From The Digital Reader
For the longest time now B&N has been annoying their few remaining loyal customers by charging a higher price in store than on their website. This negated most of the value in buying a book in a bookstore (hence the ever declining same-store sales ).
B&N has not removed that policy, but they have revised it. A source told me, and I have confirmed with the B&N store in Manassas, that starting today B&N is matching the prices on its website for purchases made in store.
This is not an advertised sale, so there won’t be any signs or emails. But I was told that it is only available to B&N club members when they request it, and that this special will only run through the tenth of December.
Link to the rest at The Digital Reader
PG says this reflects very poorly on the marketing and customer relations savvy of Barnes & Noble management.
Case One: A customer comes into a Barnes & Noble store, browses for 20-30 minutes, then buys a book. Later, a friend tells the customer that Barnes & Noble is selling the same book online at a discount.

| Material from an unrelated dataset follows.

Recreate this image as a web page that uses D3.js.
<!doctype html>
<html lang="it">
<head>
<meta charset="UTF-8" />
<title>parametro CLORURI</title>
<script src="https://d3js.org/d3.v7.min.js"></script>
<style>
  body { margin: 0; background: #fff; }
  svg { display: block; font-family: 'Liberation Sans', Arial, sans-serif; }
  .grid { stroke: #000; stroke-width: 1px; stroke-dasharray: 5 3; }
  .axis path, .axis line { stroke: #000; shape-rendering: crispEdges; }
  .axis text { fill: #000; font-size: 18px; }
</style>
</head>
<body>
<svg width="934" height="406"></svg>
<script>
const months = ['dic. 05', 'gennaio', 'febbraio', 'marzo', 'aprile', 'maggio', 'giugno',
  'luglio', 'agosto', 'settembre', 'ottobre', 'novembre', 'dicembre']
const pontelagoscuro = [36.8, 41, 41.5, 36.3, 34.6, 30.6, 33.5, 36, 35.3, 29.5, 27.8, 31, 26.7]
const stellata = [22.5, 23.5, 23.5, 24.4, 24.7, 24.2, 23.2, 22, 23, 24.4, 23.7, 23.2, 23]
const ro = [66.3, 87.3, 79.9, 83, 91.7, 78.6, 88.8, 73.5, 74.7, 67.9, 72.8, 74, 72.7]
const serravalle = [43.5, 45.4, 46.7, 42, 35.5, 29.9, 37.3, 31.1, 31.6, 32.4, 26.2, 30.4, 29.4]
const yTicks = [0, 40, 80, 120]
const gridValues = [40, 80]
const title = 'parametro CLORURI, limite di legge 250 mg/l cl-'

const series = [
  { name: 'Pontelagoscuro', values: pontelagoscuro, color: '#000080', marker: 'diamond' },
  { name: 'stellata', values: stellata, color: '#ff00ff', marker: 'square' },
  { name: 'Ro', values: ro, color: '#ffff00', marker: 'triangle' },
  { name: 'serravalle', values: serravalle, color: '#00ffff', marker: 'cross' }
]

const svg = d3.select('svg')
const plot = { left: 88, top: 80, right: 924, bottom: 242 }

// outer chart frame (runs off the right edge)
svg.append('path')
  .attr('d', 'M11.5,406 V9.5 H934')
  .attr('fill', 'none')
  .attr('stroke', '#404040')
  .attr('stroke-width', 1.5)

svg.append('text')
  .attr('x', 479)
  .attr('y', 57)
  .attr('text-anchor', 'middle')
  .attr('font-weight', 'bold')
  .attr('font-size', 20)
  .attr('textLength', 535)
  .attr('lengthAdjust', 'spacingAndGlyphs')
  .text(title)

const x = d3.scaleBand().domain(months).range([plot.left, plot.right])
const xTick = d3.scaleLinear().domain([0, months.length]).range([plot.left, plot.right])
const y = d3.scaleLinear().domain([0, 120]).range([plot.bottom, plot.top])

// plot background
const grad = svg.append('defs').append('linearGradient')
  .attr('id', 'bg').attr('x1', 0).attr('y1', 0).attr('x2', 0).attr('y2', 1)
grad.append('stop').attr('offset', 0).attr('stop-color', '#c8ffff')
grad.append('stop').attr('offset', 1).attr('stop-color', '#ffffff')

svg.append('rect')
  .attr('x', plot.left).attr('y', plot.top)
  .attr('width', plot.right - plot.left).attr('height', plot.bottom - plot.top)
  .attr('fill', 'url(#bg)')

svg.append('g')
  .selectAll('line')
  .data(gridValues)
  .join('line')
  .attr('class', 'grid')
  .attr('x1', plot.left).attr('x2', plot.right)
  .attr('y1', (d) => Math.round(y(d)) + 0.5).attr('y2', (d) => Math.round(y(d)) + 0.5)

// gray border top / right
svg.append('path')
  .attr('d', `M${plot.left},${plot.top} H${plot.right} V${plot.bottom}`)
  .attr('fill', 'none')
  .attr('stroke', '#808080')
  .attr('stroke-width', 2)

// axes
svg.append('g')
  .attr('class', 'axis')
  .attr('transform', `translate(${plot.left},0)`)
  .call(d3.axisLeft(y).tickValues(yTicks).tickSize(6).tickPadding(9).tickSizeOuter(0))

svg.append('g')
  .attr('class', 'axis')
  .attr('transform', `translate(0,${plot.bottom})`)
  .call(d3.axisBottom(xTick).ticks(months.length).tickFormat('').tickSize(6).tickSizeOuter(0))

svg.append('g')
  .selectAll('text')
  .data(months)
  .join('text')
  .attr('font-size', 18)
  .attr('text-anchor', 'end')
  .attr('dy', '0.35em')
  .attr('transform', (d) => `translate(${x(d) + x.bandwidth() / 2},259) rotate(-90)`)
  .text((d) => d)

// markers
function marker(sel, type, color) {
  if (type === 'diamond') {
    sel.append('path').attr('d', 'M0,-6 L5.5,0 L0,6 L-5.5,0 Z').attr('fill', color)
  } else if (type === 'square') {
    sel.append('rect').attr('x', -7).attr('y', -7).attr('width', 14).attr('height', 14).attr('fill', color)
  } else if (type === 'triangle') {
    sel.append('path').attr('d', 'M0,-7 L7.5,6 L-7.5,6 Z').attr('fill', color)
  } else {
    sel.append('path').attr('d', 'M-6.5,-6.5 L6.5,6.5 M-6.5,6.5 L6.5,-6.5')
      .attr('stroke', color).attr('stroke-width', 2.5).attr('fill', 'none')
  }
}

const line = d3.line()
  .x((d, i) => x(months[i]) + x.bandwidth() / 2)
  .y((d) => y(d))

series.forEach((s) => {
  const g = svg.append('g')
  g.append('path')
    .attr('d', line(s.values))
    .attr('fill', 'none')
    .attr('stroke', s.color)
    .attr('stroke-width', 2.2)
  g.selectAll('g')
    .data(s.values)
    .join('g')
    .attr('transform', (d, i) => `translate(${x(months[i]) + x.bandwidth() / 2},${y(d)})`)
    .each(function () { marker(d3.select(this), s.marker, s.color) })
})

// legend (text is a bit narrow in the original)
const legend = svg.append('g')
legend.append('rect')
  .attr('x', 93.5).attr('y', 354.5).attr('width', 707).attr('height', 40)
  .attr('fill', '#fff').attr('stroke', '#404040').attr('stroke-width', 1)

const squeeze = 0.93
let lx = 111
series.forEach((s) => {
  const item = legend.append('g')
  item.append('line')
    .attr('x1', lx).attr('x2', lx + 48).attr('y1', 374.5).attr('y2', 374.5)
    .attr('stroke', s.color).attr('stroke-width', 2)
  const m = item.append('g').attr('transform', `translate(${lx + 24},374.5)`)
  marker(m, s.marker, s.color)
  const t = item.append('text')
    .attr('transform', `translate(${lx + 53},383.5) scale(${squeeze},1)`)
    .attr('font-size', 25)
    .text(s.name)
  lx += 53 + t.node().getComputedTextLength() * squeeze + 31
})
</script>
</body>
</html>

Case Two: A customer comes into a Barnes & Noble store, browses for 20-30 minutes, then someone else comes over to the same book section and the two briefly discuss a book. The second customer pulls out a smartphone and consults it for a couple of minutes. “I think Amazon is harming bookstores and other local retailers,” the second customer says, “but I can get this book online from Barnes & Noble for a lower price and I’m still supporting real bookstores.”

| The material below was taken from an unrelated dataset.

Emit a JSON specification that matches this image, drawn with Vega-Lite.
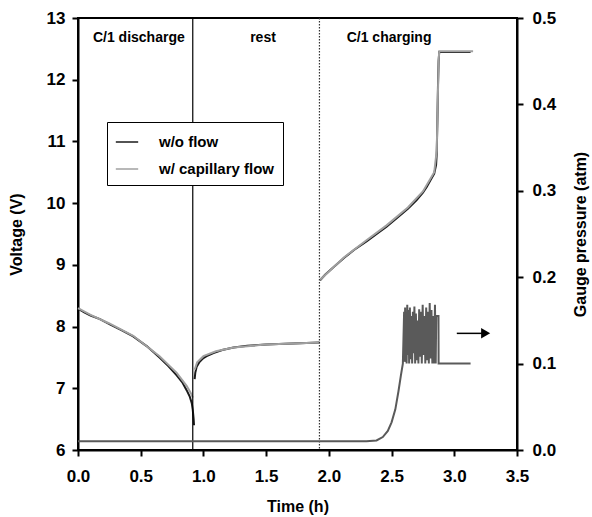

Case Three: A customer comes into a Barnes & Noble store, browses for 20-30 minutes, then another browser comes in and the two talk about one of their favorite authors who has just released a new book. The second customer pulls out the smartphone, consults it, then informs the first that Amazon has a better price, so the second customer is going to buy the new book and an earlier book by the same author and spend the same amount of money Barnes & Noble is charging for the new book alone.
PG suggests that all three of these scenarios (and many others) make the first customer feel like a sucker for paying in-store prices for a book at Barnes & Noble. Barnes & Noble is financially punishing her/him for not checking the price of a book online before purchasing it in the shop.
It seems a little sneaky, like Barnes & Noble is trying to exploit its less-knowledgeable customers. The store is selling the same product for two different prices without giving the in-store customer any extra value for coming to the store to make the purchase.
Instead of encouraging customers to come into the store, Barnes & Noble is encouraging at least some of them to go online, where Amazon and its prices are only a click away.
In PG’s ostentatiously humble opinion, these people don’t understand how to run a bookstore in 2017.